Russia’s war in Ukraine is now burning back into its own energy heartland. The Saratov oil refinery, one of the facilities feeding fuel to Russian regions and potentially the military, has fully halted operations after a Ukrainian drone attack on 8 July damaged its only primary refining unit, according to public reports citing Russian industry data. The plant accounts for about 2.2% of Russia’s total refining capacity, a non‑trivial slice in a system already strained by prior strikes.

Footage and reporting circulating on 9 July indicate the refinery has not offered fuel on the St. Petersburg exchange since Wednesday, a sign that flows to wholesale markets are interrupted. Separate reporting noted that gasoline prices in some Russian regions have reached 200–300 rubles per liter, though it is not yet clear how much of that spike is directly attributable to the Saratov outage versus broader supply pressure and opportunistic mark‑ups.

For Russian motorists and small businesses far from the front lines, the effect is immediate and personal. Higher pump prices mean more expensive commutes, pricier deliveries and pressure on household budgets already stretched by inflation and mobilization. For local authorities, particularly in regions without large refining capacity of their own, the shutdown adds urgency to securing alternative supplies or quietly rationing state and municipal use to avoid visible shortages.

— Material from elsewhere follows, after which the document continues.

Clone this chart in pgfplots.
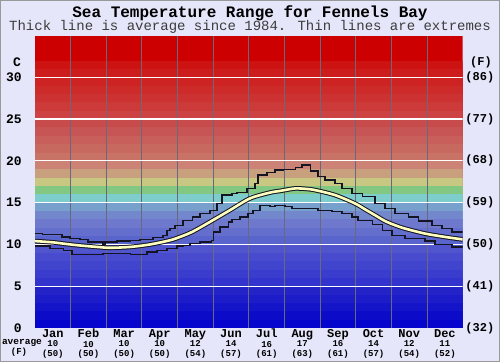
\documentclass[border=0pt]{standalone}
\usepackage{pgfplots}
\pgfplotsset{compat=1.18}
\usepackage{fontspec}
\setmainfont{Liberation Mono}
\definecolor{bgc}{RGB}{230,230,250}
\definecolor{avgc}{RGB}{255,255,190}
\definecolor{lnc}{RGB}{20,20,35}
\definecolor{vgrid}{RGB}{105,105,125}
\definecolor{b36}{RGB}{204,0,0}
\definecolor{b32}{RGB}{205,18,18}
\definecolor{b31}{RGB}{205,28,28}
\definecolor{b30}{RGB}{205,35,35}
\definecolor{b29}{RGB}{205,42,42}
\definecolor{b28}{RGB}{205,50,50}
\definecolor{b27}{RGB}{205,58,58}
\definecolor{b26}{RGB}{205,66,66}
\definecolor{b25}{RGB}{200,75,75}
\definecolor{b24}{RGB}{200,85,85}
\definecolor{b23}{RGB}{200,95,90}
\definecolor{b22}{RGB}{200,105,95}
\definecolor{b21}{RGB}{200,115,102}
\definecolor{b20}{RGB}{205,130,118}
\definecolor{b19}{RGB}{200,160,125}
\definecolor{b18}{RGB}{200,200,130}
\definecolor{b17}{RGB}{130,200,130}
\definecolor{b16}{RGB}{125,205,205}
\definecolor{b15}{RGB}{120,160,205}
\definecolor{b14}{RGB}{115,135,205}
\definecolor{b13}{RGB}{110,120,205}
\definecolor{b12}{RGB}{100,110,205}
\definecolor{b11}{RGB}{90,100,205}
\definecolor{b10}{RGB}{80,85,205}
\definecolor{b9}{RGB}{72,75,205}
\definecolor{b8}{RGB}{65,68,205}
\definecolor{b7}{RGB}{58,60,205}
\definecolor{b6}{RGB}{50,52,205}
\definecolor{b5}{RGB}{35,35,200}
\definecolor{b4}{RGB}{28,28,200}
\definecolor{b3}{RGB}{20,20,200}
\definecolor{b2}{RGB}{12,12,200}
\definecolor{b1}{RGB}{5,5,205}
\newcommand{\band}[2]{\addplot[fill=#2,draw=none,forget plot] coordinates {(0,#1) (12,#1)} \closedcycle;}
\newcommand{\hgrid}[1]{\addplot[white,line width=1.2pt,forget plot] coordinates {(0,#1) (12,#1)};}
\newcommand{\vgridl}[1]{\addplot[vgrid,line width=0.9pt,forget plot] coordinates {(#1,0) (#1,35)};}
\begin{document}
\begin{tikzpicture}
\fill[bgc] (-35pt,-34pt) rectangle (465pt,328pt);
\path[use as bounding box] (-35pt,-34pt) rectangle (465pt,328pt);
\draw[gray!80,line width=1pt] (-34.5pt,-33.5pt) rectangle (464.5pt,327.5pt);
\node[font=\bfseries\fontsize{16}{16}\selectfont] at (215pt,315pt) {Sea Temperature Range for Fennels Bay};
\node[font=\fontsize{14}{14}\selectfont, text={rgb,255:red,60;green,60;blue,60}] at (215pt,301.5pt) {Thick line is average since 1984. Thin lines are extremes};
\node[font=\bfseries\fontsize{13}{13}\selectfont] at (-18pt,266pt) {C};
\node[font=\bfseries\fontsize{12}{12}\selectfont] at (446pt,266pt) {(F)};
\node[font=\bfseries\fontsize{9.5}{9.5}\selectfont] at (-13pt,-15pt) {average};
\node[font=\bfseries\fontsize{9}{9}\selectfont] at (-16pt,-24.5pt) {(F)};
\begin{axis}[anchor=south west, width=427.7pt, height=292.5pt, scale only axis,
  xmin=0, xmax=12, ymin=0, ymax=35, axis line style={draw=none}, major tick length=0pt,
  ytick={0,5,...,30}, yticklabels={0,5,10,15,20,25,30},
  yticklabel style={font=\bfseries\fontsize{13}{13}\selectfont, anchor=east, inner sep=0pt, xshift=-13pt},
  xtick={0.5,1.5,...,11.5},
  xticklabels={
   {{\fontsize{12}{12}\selectfont Jan}\\10\\(50)},
   {{\fontsize{12}{12}\selectfont Feb}\\10\\(50)},
   {{\fontsize{12}{12}\selectfont Mar}\\10\\(50)},
   {{\fontsize{12}{12}\selectfont Apr}\\10\\(50)},
   {{\fontsize{12}{12}\selectfont May}\\12\\(54)},
   {{\fontsize{12}{12}\selectfont Jun}\\14\\(57)},
   {{\fontsize{12}{12}\selectfont Jul}\\16\\(61)},
   {{\fontsize{12}{12}\selectfont Aug}\\17\\(63)},
   {{\fontsize{12}{12}\selectfont Sep}\\16\\(61)},
   {{\fontsize{12}{12}\selectfont Oct}\\14\\(57)},
   {{\fontsize{12}{12}\selectfont Nov}\\12\\(54)},
   {{\fontsize{12}{12}\selectfont Dec}\\11\\(52)}},
  xticklabel style={align=center, font=\bfseries\fontsize{9}{9.5}\selectfont, inner sep=0pt, anchor=north, yshift=-1pt},
  no markers, clip=true]
\band{35}{b36}
\band{32}{b32}
\band{31}{b31}
\band{30}{b30}
\band{29}{b29}
\band{28}{b28}
\band{27}{b27}
\band{26}{b26}
\band{25}{b25}
\band{24}{b24}
\band{23}{b23}
\band{22}{b22}
\band{21}{b21}
\band{20}{b20}
\band{19}{b19}
\band{18}{b18}
\band{17}{b17}
\band{16}{b16}
\band{15}{b15}
\band{14}{b14}
\band{13}{b13}
\band{12}{b12}
\band{11}{b11}
\band{10}{b10}
\band{9}{b9}
\band{8}{b8}
\band{7}{b7}
\band{6}{b6}
\band{5}{b5}
\band{4}{b4}
\band{3}{b3}
\band{2}{b2}
\band{1}{b1}
\vgridl{1}\vgridl{2}\vgridl{3}\vgridl{4}\vgridl{5}\vgridl{6}
\vgridl{7}\vgridl{8}\vgridl{9}\vgridl{10}\vgridl{11}
\hgrid{5}\hgrid{10}\hgrid{15}\hgrid{20}\hgrid{25}\hgrid{30}
% maximum
\addplot[const plot, lnc, line width=1.3pt] coordinates {
(0,11.3) (0.22,11.2) (0.76,10.9) (0.98,10.7) (1.26,10.6) (1.49,10.3) (1.91,10.0) (1.96,10.3)
(2.30,10.4) (2.67,10.5) (2.95,10.6) (3.31,10.8) (3.59,11.1) (3.70,11.7) (3.79,11.9) (3.93,12.3)
(4.15,12.9) (4.41,13.3) (4.63,13.7) (4.91,14.1) (5.11,14.9) (5.25,15.9) (5.53,16.1) (5.67,16.2)
(5.95,16.7) (6.17,17.3) (6.26,18.3) (6.51,18.6) (6.73,18.9) (6.96,19.0) (7.30,19.2) (7.49,19.5)
(7.72,18.8) (7.94,18.1) (8.14,17.7) (8.42,17.3) (8.61,16.7) (8.89,16.1) (9.18,15.7) (9.54,14.9)
(9.82,14.3) (10.10,13.7) (10.47,13.3) (10.75,12.8) (11.14,12.3) (11.42,11.9) (11.70,11.5) (12,11.5)};
% minimum
\addplot[const plot, lnc, line width=1.3pt] coordinates {
(0,9.8) (0.42,9.5) (0.79,9.3) (1.04,8.8) (1.91,8.9) (2.67,8.8) (3.14,9.1) (3.42,9.3) (3.70,9.5)
(3.98,9.8) (4.15,9.9) (4.35,10.1) (4.63,10.3) (4.95,10.5) (5.0,11.5) (5.19,12.1) (5.42,12.7)
(5.53,13.0) (5.75,13.3) (5.98,13.7) (6.12,14.1) (6.31,14.7) (6.59,14.5) (6.73,14.7) (7.01,14.5)
(7.21,14.3) (7.94,14.1) (8.33,13.9) (8.61,13.7) (8.89,13.3) (9.06,12.9) (9.46,12.4) (9.74,11.7)
(10.02,11.1) (10.38,10.7) (10.94,10.4) (11.22,10.0) (11.70,9.7) (12,9.7)};
% average
\addplot[lnc, line width=4.6pt, smooth] coordinates {
(0,10.4) (0.5,10.25) (0.79,10.1) (1.2,9.9) (1.74,9.7) (2.1,9.6) (2.67,9.7) (3.23,10.0) (3.79,10.5)
(4.07,10.9) (4.41,11.5) (4.91,12.7) (5.47,14.1) (6.03,15.5) (6.59,16.2) (6.87,16.4) (7.0,16.5)
(7.30,16.7) (7.6,16.65) (7.86,16.5) (8.42,15.9) (8.98,14.9) (9.26,14.2) (9.54,13.5) (9.82,12.8)
(10.1,12.3) (10.38,11.9) (10.94,11.3) (11.5,10.9) (12,10.6)};
\addplot[avgc, line width=2.6pt, smooth] coordinates {
(0,10.4) (0.5,10.25) (0.79,10.1) (1.2,9.9) (1.74,9.7) (2.1,9.6) (2.67,9.7) (3.23,10.0) (3.79,10.5)
(4.07,10.9) (4.41,11.5) (4.91,12.7) (5.47,14.1) (6.03,15.5) (6.59,16.2) (6.87,16.4) (7.0,16.5)
(7.30,16.7) (7.6,16.65) (7.86,16.5) (8.42,15.9) (8.98,14.9) (9.26,14.2) (9.54,13.5) (9.82,12.8)
(10.1,12.3) (10.38,11.9) (10.94,11.3) (11.5,10.9) (12,10.6)};
\end{axis}
\begin{axis}[anchor=south west, width=427.7pt, height=292.5pt, scale only axis,
  xmin=0, xmax=12, ymin=0, ymax=35, axis line style={draw=none}, major tick length=0pt,
  xtick=\empty, ytick={0,5,...,30}, yticklabel pos=right,
  yticklabels={(32),(41),(50),(59),(68),(77),(86)},
  yticklabel style={font=\bfseries\fontsize{12}{12}\selectfont, anchor=west, inner sep=0pt, xshift=2.5pt}]
\addplot[draw=none, forget plot] coordinates {(0,0) (12,35)};
\end{axis}
\end{tikzpicture}
\end{document}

Operationally, the attack exposes a weakness that Moscow has struggled to fully seal: large, fixed energy assets are difficult to hide from increasingly capable Ukrainian drones. With each successful strike, Ukraine shows it can reach deeper into Russia’s energy network, forcing the Kremlin to divert air defenses, harden facilities or accept recurring disruptions. Even a 2.2% capacity loss is significant if it compounds other outages and coincides with seasonal demand peaks or logistics bottlenecks on the railways and rivers that move fuel across the country.

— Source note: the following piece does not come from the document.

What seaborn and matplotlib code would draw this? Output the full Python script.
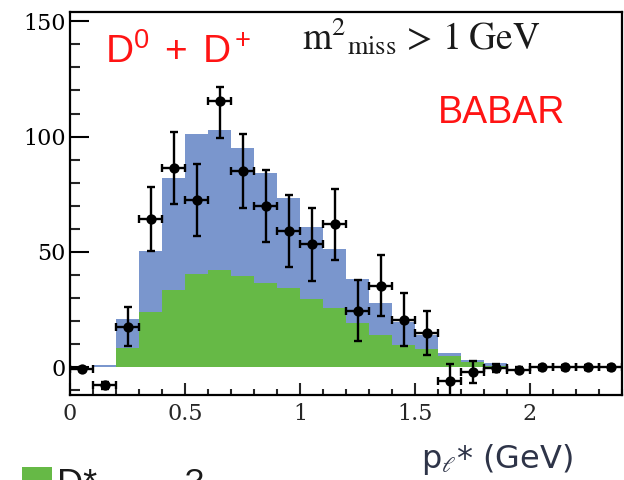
import matplotlib
matplotlib.use("Agg")
import matplotlib.pyplot as plt
import seaborn as sns
from matplotlib.ticker import MultipleLocator
from matplotlib.patches import Rectangle

# ---------------- data ----------------
bin_edges = [0.0, 0.1, 0.2, 0.3, 0.4, 0.5, 0.6, 0.7, 0.8, 0.9, 1.0, 1.1, 1.2,
             1.3, 1.4, 1.5, 1.6, 1.7, 1.8, 1.9, 2.0, 2.1, 2.2, 2.3, 2.4]
centers = [0.05, 0.15, 0.25, 0.35, 0.45, 0.55, 0.65, 0.75, 0.85, 0.95, 1.05, 1.15,
           1.25, 1.35, 1.45, 1.55, 1.65, 1.75, 1.85, 1.95, 2.05, 2.15, 2.25, 2.35]
# total fit (blue, stacked top)
total_fit = [0.0, 1.0, 21.0, 50.3, 82.2, 101.0, 102.7, 95.2, 84.4, 73.6, 60.7, 51.4,
             38.4, 27.9, 19.5, 14.0, 6.4, 3.2, 1.8, 0.0, 0.0, 0.0, 0.0, 0.0]
# D* l nu component (green)
dstar_fit = [0.0, 0.0, 8.3, 24.0, 33.4, 40.3, 42.2, 39.4, 36.6, 34.5, 29.6, 25.8,
             19.0, 14.0, 9.7, 7.8, 4.7, 2.5, 0.6, 0.0, 0.0, 0.0, 0.0, 0.0]
# data points
data_y = [-0.8, -7.8, 17.6, 64.3, 86.3, 72.5, 115.6, 85.1, 70.0, 59.0, 53.4, 61.9,
          24.6, 35.4, 20.7, 15.0, -5.9, -2.0, -0.3, -1.0, 0.0, 0.0, 0.0, 0.0]
err_lo = [1.0, 1.5, 8.4, 13.7, 15.7, 15.5, 16.0, 16.0, 15.7, 15.5, 15.8, 15.5,
          13.2, 13.2, 11.3, 9.6, 7.5, 4.7, 1.8, 1.0, 1.0, 1.0, 1.0, 1.0]
err_hi = [1.0, 1.5, 8.4, 13.7, 15.7, 15.5, 6.0, 16.0, 15.7, 15.5, 15.8, 15.5,
          13.2, 13.2, 11.3, 9.6, 7.5, 4.7, 1.8, 1.0, 1.0, 1.0, 1.0, 1.0]
half_bin = [0.05] * 24

x_ticks = [0, 0.5, 1, 1.5, 2]
x_ticklabels = ["0", "0.5", "1", "1.5", "2"]
y_ticks = [0, 50, 100, 150]
y_ticklabels = ["0", "50", "100", "150"]

BLUE = "#7a96cd"
GREEN = "#66b946"

sns.set_style("ticks")
plt.rcParams["mathtext.fontset"] = "stix"

fig = plt.figure(figsize=(6.24, 4.8), dpi=100)
ax = fig.add_axes([70 / 624, 85 / 480, 552 / 624, 383 / 480])

sns.histplot(x=centers, weights=total_fit, bins=bin_edges, element="step",
             fill=True, color=BLUE, alpha=1, linewidth=0, ax=ax, zorder=1)
sns.histplot(x=centers, weights=dstar_fit, bins=bin_edges, element="step",
             fill=True, color=GREEN, alpha=1, linewidth=0, ax=ax, zorder=2)

ax.errorbar(centers, data_y, yerr=[err_lo, err_hi], xerr=half_bin, fmt="none",
            ecolor="black", elinewidth=1.7, capsize=2.6, capthick=1.7, zorder=4)
sns.scatterplot(x=centers, y=data_y, color="black", s=55, edgecolor="black",
                linewidth=0, ax=ax, zorder=5)

ax.set_xlim(0, 2.4)
ax.set_ylim(-12, 154)
ax.set_xlabel("")
ax.set_ylabel("")

ax.set_xticks(x_ticks)
ax.set_xticklabels(x_ticklabels, family="DejaVu Serif", fontsize=16)
ax.set_yticks(y_ticks)
ax.set_yticklabels(y_ticklabels, family="DejaVu Serif", fontsize=16)
ax.xaxis.set_minor_locator(MultipleLocator(0.1))
ax.yaxis.set_minor_locator(MultipleLocator(10))
ax.tick_params(axis="y", which="major", direction="in", length=14, width=1.5,
               pad=3, colors="black", right=False)
ax.tick_params(axis="y", which="minor", direction="in", length=7, width=1.5,
               right=False)
ax.tick_params(axis="x", which="major", direction="in", length=9, width=1.5,
               pad=6, top=False)
ax.tick_params(axis="x", which="minor", direction="in", length=4.5, width=1.5,
               top=False)
for sp in ax.spines.values():
    sp.set_visible(True)
    sp.set_linewidth(1.6)
    sp.set_color("black")

W, H = 624, 480
fig.text(105 / W, 1 - 63 / H, r"$\mathregular{D^0\ +\ D^+}$", color="#ff1414",
         fontsize=28, family="Liberation Sans", va="baseline", ha="left")
fig.text(302 / W, 1 - 50 / H,
         r"$\mathrm{m}^{2}{}_{\mathrm{miss}}\,>\,1\;\mathrm{GeV}$",
         color="#1a1a1a", fontsize=27, va="baseline", ha="left")
fig.text(438 / W, 1 - 123 / H, "BABAR", color="#ff1414", fontsize=27,
         family="Liberation Sans", va="baseline", ha="left")
fig.text(421 / W, 1 - 468 / H, r"p$_\ell$* (GeV)", color="#2e3448", fontsize=23,
         family="DejaVu Sans", va="baseline", ha="left")

# legend at the bottom edge (cropped in the reference)
fig.patches.append(Rectangle((22 / W, 0), 30 / W, 13 / H, transform=fig.transFigure,
                             facecolor=GREEN, edgecolor="none"))
fig.text(57 / W, 1 - 468 / H, r"D*", color="#1a1a1a", fontsize=26,
         family="Liberation Sans", va="top", ha="left")
fig.text(185 / W, 1 - 468 / H, "?", color="#1a1a1a", fontsize=24,
         family="Liberation Sans", va="top", ha="left")

fig.savefig("out.png", dpi=100)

Strategically, the Saratov hit feeds a wider contest over who pays the higher economic price for a long war. Kyiv has openly framed strikes on Russian oil infrastructure as a way to constrain Moscow’s ability to fund and fuel its campaign, while Russia’s acting envoy at the UN has accused Ukraine and its Western backers of turning such attacks into political theater in pursuit of more aid. For global markets, the question is whether accumulated damage inside Russia begins to shave export volumes, or whether Moscow pushes more of the pain onto domestic consumers and the military to keep foreign revenues flowing.

The strike fits a broader pattern of adaptation on both sides. Previously unpublished footage in early July showed Ukrainian forces launching U.S.-supplied ATACMS ballistic missiles from HIMARS against Russian targets, while Russian forces have showcased captured Ukrainian drones at defense expos as trophies and catalysts for their own unmanned programs. Energy sites, alongside air bases and logistics hubs, have become prime targets in this duel of reach and resilience.

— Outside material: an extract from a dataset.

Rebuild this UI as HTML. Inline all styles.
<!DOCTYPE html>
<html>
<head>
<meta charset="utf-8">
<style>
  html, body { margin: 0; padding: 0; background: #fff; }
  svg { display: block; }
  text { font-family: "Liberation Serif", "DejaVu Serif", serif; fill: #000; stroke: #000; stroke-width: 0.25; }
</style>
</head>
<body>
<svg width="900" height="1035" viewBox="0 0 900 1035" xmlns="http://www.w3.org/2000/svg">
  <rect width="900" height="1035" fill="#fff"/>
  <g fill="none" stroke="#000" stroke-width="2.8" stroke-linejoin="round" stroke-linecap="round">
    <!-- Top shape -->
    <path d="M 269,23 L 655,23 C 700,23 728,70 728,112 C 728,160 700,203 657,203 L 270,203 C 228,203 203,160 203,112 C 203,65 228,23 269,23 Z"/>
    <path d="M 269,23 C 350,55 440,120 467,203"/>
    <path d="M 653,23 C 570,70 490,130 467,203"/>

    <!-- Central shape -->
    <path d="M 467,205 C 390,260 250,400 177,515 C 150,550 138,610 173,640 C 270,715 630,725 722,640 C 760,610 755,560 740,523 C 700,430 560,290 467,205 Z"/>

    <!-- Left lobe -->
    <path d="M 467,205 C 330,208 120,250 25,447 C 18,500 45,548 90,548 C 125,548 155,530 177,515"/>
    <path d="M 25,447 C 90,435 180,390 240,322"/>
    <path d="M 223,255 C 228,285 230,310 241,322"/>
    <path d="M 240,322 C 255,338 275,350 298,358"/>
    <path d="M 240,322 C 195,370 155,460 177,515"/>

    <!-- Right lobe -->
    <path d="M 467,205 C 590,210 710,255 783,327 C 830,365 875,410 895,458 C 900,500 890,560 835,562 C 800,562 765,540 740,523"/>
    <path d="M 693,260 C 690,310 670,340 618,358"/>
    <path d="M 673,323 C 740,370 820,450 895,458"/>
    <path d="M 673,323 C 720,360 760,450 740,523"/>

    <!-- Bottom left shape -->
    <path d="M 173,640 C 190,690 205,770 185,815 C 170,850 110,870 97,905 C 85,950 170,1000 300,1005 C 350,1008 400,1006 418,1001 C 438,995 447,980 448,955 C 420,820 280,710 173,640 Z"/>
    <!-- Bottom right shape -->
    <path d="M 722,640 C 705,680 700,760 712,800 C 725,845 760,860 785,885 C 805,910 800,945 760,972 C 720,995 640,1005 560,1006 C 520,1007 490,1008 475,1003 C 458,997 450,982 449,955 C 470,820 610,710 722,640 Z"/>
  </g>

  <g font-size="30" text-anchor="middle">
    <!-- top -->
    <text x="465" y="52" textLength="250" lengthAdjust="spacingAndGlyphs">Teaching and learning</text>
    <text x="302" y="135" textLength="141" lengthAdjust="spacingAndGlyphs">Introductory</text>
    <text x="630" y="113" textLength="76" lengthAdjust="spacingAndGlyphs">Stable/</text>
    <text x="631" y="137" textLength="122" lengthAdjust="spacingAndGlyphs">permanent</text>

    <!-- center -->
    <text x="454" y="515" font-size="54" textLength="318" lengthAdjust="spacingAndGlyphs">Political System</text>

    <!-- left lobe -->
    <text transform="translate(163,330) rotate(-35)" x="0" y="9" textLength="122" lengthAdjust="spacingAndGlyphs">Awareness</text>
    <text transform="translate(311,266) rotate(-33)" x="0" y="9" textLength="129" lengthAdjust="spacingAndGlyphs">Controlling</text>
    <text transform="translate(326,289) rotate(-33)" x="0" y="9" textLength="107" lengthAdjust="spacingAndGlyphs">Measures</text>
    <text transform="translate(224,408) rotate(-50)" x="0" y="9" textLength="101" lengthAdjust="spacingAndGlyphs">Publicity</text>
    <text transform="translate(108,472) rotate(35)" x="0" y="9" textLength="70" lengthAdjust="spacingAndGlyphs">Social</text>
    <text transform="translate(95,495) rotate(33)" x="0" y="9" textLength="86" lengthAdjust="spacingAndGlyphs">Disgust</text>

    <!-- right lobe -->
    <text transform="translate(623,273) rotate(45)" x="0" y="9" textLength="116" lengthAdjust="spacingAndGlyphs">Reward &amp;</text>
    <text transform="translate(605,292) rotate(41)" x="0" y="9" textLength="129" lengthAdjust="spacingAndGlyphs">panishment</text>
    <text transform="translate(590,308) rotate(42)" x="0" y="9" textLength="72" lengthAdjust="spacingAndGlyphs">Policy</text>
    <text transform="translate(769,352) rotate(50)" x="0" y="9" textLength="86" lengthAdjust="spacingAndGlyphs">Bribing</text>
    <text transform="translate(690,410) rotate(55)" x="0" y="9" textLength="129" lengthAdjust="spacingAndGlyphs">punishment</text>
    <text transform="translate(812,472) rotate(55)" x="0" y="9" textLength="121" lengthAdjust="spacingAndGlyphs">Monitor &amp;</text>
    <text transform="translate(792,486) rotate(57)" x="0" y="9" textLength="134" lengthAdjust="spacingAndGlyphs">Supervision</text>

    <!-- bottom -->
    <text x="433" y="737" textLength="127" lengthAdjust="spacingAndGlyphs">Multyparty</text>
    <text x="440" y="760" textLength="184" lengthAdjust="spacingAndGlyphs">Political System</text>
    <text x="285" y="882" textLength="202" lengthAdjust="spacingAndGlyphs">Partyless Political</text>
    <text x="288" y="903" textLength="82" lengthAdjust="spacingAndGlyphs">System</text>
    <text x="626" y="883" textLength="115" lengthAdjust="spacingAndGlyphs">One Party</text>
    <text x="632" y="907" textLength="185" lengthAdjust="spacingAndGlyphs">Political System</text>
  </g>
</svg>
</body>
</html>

Turning refineries into a battlefield objective makes civilians part of the targeting calculus: every disrupted plant sends a signal in Moscow but also ripples through the daily rhythms of drivers, truckers and farmers who have little say in war aims. Energy infrastructure is no longer just an economic asset; it is a pressure point that both sides see as fair game.

Key indicators to watch now include how long Saratov stays offline, whether Russia quietly imports more refined products from friendly states or shifts crude to other plants, and whether Ukraine attempts follow‑on strikes against additional refineries or export terminals. Any sustained difficulty in restoring capacity, or visible fuel rationing inside Russia, would suggest that drone warfare is starting to erode not just battlefield logistics but the political cushion the Kremlin enjoys at home.